London: Six and a half years after voting to leave the European Union, three years after the formal departure, two years after signing a post-Brexit trade deal with Brussels and one month after installing its fourth prime minister since the 2016 referendum, Britain is caught in – what else? – another debate over Brexit.
Brexit may be in the history books, but “Bregret”, as the British newspapers have called it, is back in the air.
The British government denied a report on Sunday that it is seeking a “Swiss-style” relationship with the European Union that would remove many of the economic barriers erected by Brexit.Credit:AP
The cause of the remorse is clear: Britain’s economic crisis, which is the gravest in a generation and worse than those of its European neighbours. Not all — or even most — of the problems are because of Brexit, but Britain’s vexed trade relationship with the rest of Europe indisputably plays a role. That makes it a ripe target for an anxious public casting about for something to blame.
The latest eruption of this never-ending drama began last week with an opinion poll that showed support for Brexit had fallen to its lowest level yet. Only 32 per cent of those surveyed in the poll, by the firm YouGov, said that they thought leaving the EU was a good idea; 56 per cent said it was a mistake.
The Brexit second-guessing grew louder this week, after The Sunday Times of London published a report that Prime Minister Rishi Sunak was considering pursuing a closer arrangement with the EU, modelled on that of Switzerland. The Swiss have access to the single market and fewer border checks, in return for paying into the bloc’s coffers and accepting some of its rules.
Sunak quickly shot down the report, which was attributed to “senior government sources”.
British Prime Minister Rishi Sunak said his government is not seeking a “Swiss-style” relationship with the EU.Credit:Getty
“Under my leadership,” Sunak told business executives Monday, “the United Kingdom will not pursue any relationship with Europe that relies on alignment with EU laws”.
“I voted for Brexit, I believe in Brexit,” Sunak added. “I know that Brexit can deliver, and is already delivering, enormous benefits and opportunities for the country.”
While nobody is predicting that Britain will seek to rejoin the EU, political analysts said that The Sunday Times report, on top of the dismal economic data and growing popular sentiment against Brexit, would open a fresh chapter in Britain’s search for a new relationship with the rest of Europe. Where that would lead, they cautioned, was impossible to predict.
“A genie’s been let out of the bottle,” said Mujtaba Rahman, an analyst at the political risk consultancy Eurasia Group. “What’s beginning is a much more fundamental debate. What is the long-run equilibrium between the two sides? Is it Switzerland? Is it Norway?” he added, referring to a country that has even closer ties to the EU than Switzerland, also without being a member.
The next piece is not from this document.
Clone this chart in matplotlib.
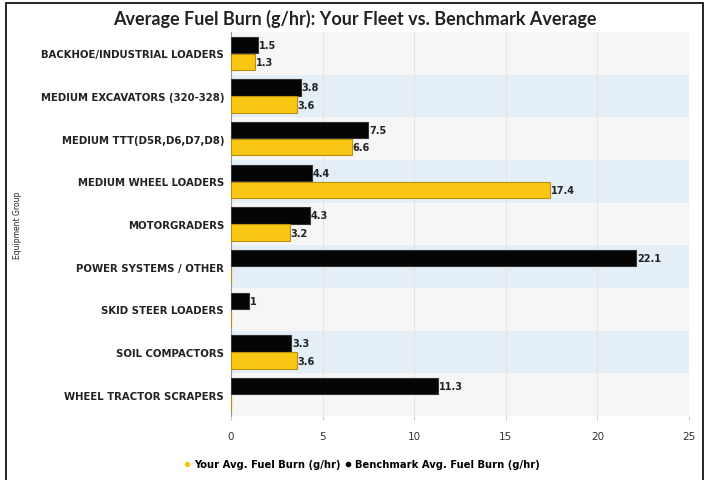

“You can’t really address the economic problems the UK has without addressing and improving the trade relationship with the EU,” Rahman said. “Otherwise, you’re just fiddling around the edges.”
It is not an accident that public sentiment began to swing against Brexit a year ago, when Britain suffered an acute shortage of truck drivers, which caused delays in deliveries of fuel to petrol stations and long lines of motorists. That ended a honeymoon earlier in the year, when the government claimed, dubiously, that its swift approval and rollout of a COVID-19 vaccine was thanks to Brexit.
Since then, Britain has been gripped by double-digit inflation, rising interest rates and a recession that the Bank of England recently warned could last two years. Among the Group of 7 advanced countries, Britain is the only one with an economy that is smaller now than it was before the pandemic started. It was recently overtaken by India as the world’s fifth-largest economy.
“We can argue about the extent to which Brexit is responsible for Britain’s economic problems,” said John Curtice, a professor of politics at the University of Strathclyde, Scotland, and a leading British expert on polling. “But it is very difficult to convince people that a wonderful economic nirvana is coming around the corner because of Brexit.”